▸ Description of the task: Go through the material and write it all out exactly, minus the pictures.

▸ Supplied data:
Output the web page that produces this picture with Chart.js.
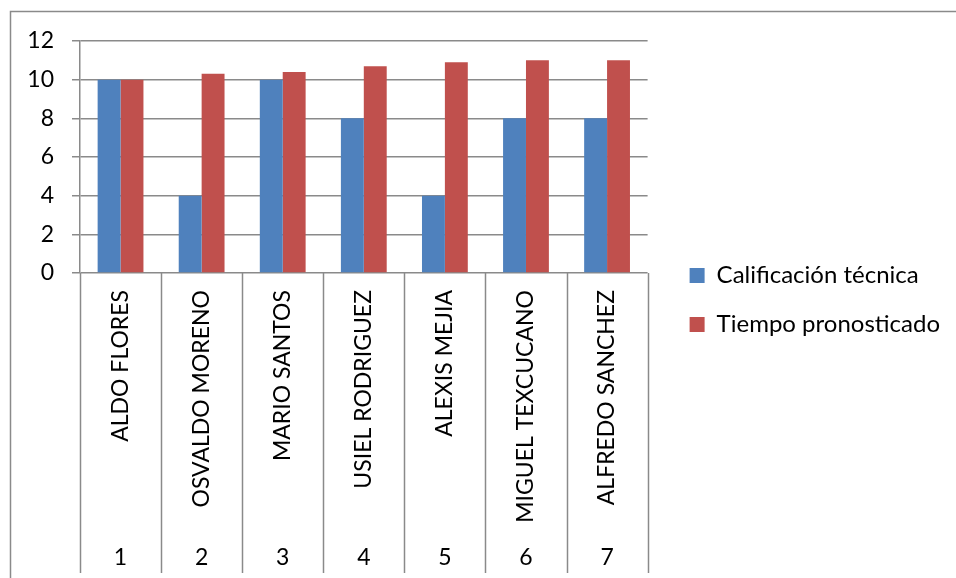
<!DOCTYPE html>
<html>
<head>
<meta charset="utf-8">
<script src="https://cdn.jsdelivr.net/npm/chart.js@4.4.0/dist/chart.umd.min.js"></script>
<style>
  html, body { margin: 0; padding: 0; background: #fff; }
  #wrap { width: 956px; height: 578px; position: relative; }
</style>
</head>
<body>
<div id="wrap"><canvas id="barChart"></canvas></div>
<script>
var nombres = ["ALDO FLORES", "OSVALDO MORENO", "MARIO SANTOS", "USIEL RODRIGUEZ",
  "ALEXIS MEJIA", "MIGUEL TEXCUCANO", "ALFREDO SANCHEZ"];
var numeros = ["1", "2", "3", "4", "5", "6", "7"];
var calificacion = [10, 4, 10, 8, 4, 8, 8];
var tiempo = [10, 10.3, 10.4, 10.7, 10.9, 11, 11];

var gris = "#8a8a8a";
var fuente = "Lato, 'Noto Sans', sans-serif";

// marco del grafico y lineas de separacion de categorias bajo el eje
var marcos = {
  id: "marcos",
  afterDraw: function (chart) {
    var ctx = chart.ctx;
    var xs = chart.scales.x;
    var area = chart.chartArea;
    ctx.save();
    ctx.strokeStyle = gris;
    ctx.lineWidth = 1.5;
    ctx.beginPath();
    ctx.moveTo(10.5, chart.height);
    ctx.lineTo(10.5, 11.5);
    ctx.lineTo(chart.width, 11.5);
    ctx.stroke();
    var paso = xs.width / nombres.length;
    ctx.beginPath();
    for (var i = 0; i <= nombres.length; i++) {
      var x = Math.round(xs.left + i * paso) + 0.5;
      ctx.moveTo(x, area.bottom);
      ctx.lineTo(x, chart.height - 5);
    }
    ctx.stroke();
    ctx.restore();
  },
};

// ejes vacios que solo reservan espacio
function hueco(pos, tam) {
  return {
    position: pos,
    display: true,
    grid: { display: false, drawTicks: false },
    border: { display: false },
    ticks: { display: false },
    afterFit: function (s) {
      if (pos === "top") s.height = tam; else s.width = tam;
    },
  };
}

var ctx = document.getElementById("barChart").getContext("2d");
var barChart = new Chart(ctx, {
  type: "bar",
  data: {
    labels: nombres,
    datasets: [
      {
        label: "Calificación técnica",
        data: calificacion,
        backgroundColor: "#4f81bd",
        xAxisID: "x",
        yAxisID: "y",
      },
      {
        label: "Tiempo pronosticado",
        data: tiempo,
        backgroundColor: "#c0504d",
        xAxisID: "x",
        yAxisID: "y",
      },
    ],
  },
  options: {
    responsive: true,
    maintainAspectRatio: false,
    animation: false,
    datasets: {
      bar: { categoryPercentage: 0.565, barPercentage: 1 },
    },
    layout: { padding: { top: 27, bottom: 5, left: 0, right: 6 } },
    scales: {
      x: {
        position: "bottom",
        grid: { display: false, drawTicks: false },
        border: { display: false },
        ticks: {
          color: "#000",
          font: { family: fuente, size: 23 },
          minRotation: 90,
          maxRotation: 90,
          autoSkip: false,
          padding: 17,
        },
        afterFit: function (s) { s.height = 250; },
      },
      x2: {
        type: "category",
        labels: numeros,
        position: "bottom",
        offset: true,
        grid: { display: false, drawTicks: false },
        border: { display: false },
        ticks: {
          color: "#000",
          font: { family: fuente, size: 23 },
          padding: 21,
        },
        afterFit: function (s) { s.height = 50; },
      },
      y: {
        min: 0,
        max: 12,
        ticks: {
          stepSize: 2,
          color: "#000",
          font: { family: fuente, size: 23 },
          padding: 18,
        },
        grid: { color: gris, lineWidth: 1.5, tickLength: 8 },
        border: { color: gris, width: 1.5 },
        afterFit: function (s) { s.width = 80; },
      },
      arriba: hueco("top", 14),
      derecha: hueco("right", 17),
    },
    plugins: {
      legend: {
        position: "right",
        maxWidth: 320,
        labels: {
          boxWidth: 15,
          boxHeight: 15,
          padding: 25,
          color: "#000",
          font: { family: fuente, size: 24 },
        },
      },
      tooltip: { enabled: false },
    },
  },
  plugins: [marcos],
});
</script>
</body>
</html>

▸ Right answer:
Output the web page that produces this picture with Chart.js.
<!DOCTYPE html>
<html>
<head>
<meta charset="utf-8">
<script src="https://cdn.jsdelivr.net/npm/chart.js@4.4.0/dist/chart.umd.min.js"></script>
<style>
  html, body { margin: 0; padding: 0; background: #fff; }
  #wrap { width: 956px; height: 578px; position: relative; }
</style>
</head>
<body>
<div id="wrap"><canvas id="barChart"></canvas></div>
<script>
var nombres = ["ALDO FLORES", "OSVALDO MORENO", "MARIO SANTOS", "USIEL RODRIGUEZ",
  "ALEXIS MEJIA", "MIGUEL TEXCUCANO", "ALFREDO SANCHEZ"];
var numeros = ["1", "2", "3", "4", "5", "6", "7"];
var calificacion = [10, 4, 10, 8, 4, 8, 8];
var tiempo = [10, 10.3, 10.4, 10.7, 10.9, 11, 11];

var gris = "#8a8a8a";
var fuente = "Lato, 'Noto Sans', sans-serif";

// marco del grafico y lineas de separacion de categorias bajo el eje
var marcos = {
  id: "marcos",
  afterDraw: function (chart) {
    var ctx = chart.ctx;
    var xs = chart.scales.x;
    var area = chart.chartArea;
    ctx.save();
    ctx.strokeStyle = gris;
    ctx.lineWidth = 1.5;
    ctx.beginPath();
    ctx.moveTo(10.5, chart.height);
    ctx.lineTo(10.5, 11.5);
    ctx.lineTo(chart.width, 11.5);
    ctx.stroke();
    var paso = xs.width / nombres.length;
    ctx.beginPath();
    for (var i = 0; i <= nombres.length; i++) {
      var x = Math.round(xs.left + i * paso) + 0.5;
      ctx.moveTo(x, area.bottom);
      ctx.lineTo(x, chart.height - 5);
    }
    ctx.stroke();
    ctx.restore();
  },
};

// ejes vacios que solo reservan espacio
function hueco(pos, tam) {
  return {
    position: pos,
    display: true,
    grid: { display: false, drawTicks: false },
    border: { display: false },
    ticks: { display: false },
    afterFit: function (s) {
      if (pos === "top") s.height = tam; else s.width = tam;
    },
  };
}

var ctx = document.getElementById("barChart").getContext("2d");
var barChart = new Chart(ctx, {
  type: "bar",
  data: {
    labels: nombres,
    datasets: [
      {
        label: "Calificación técnica",
        data: calificacion,
        backgroundColor: "#4f81bd",
        xAxisID: "x",
        yAxisID: "y",
      },
      {
        label: "Tiempo pronosticado",
        data: tiempo,
        backgroundColor: "#c0504d",
        xAxisID: "x",
        yAxisID: "y",
      },
    ],
  },
  options: {
    responsive: true,
    maintainAspectRatio: false,
    animation: false,
    datasets: {
      bar: { categoryPercentage: 0.565, barPercentage: 1 },
    },
    layout: { padding: { top: 27, bottom: 5, left: 0, right: 6 } },
    scales: {
      x: {
        position: "bottom",
        grid: { display: false, drawTicks: false },
        border: { display: false },
        ticks: {
          color: "#000",
          font: { family: fuente, size: 23 },
          minRotation: 90,
          maxRotation: 90,
          autoSkip: false,
          padding: 17,
        },
        afterFit: function (s) { s.height = 250; },
      },
      x2: {
        type: "category",
        labels: numeros,
        position: "bottom",
        offset: true,
        grid: { display: false, drawTicks: false },
        border: { display: false },
        ticks: {
          color: "#000",
          font: { family: fuente, size: 23 },
          padding: 21,
        },
        afterFit: function (s) { s.height = 50; },
      },
      y: {
        min: 0,
        max: 12,
        ticks: {
          stepSize: 2,
          color: "#000",
          font: { family: fuente, size: 23 },
          padding: 18,
        },
        grid: { color: gris, lineWidth: 1.5, tickLength: 8 },
        border: { color: gris, width: 1.5 },
        afterFit: function (s) { s.width = 80; },
      },
      arriba: hueco("top", 14),
      derecha: hueco("right", 17),
    },
    plugins: {
      legend: {
        position: "right",
        maxWidth: 320,
        labels: {
          boxWidth: 15,
          boxHeight: 15,
          padding: 25,
          color: "#000",
          font: { family: fuente, size: 24 },
        },
      },
      tooltip: { enabled: false },
    },
  },
  plugins: [marcos],
});
</script>
</body>
</html>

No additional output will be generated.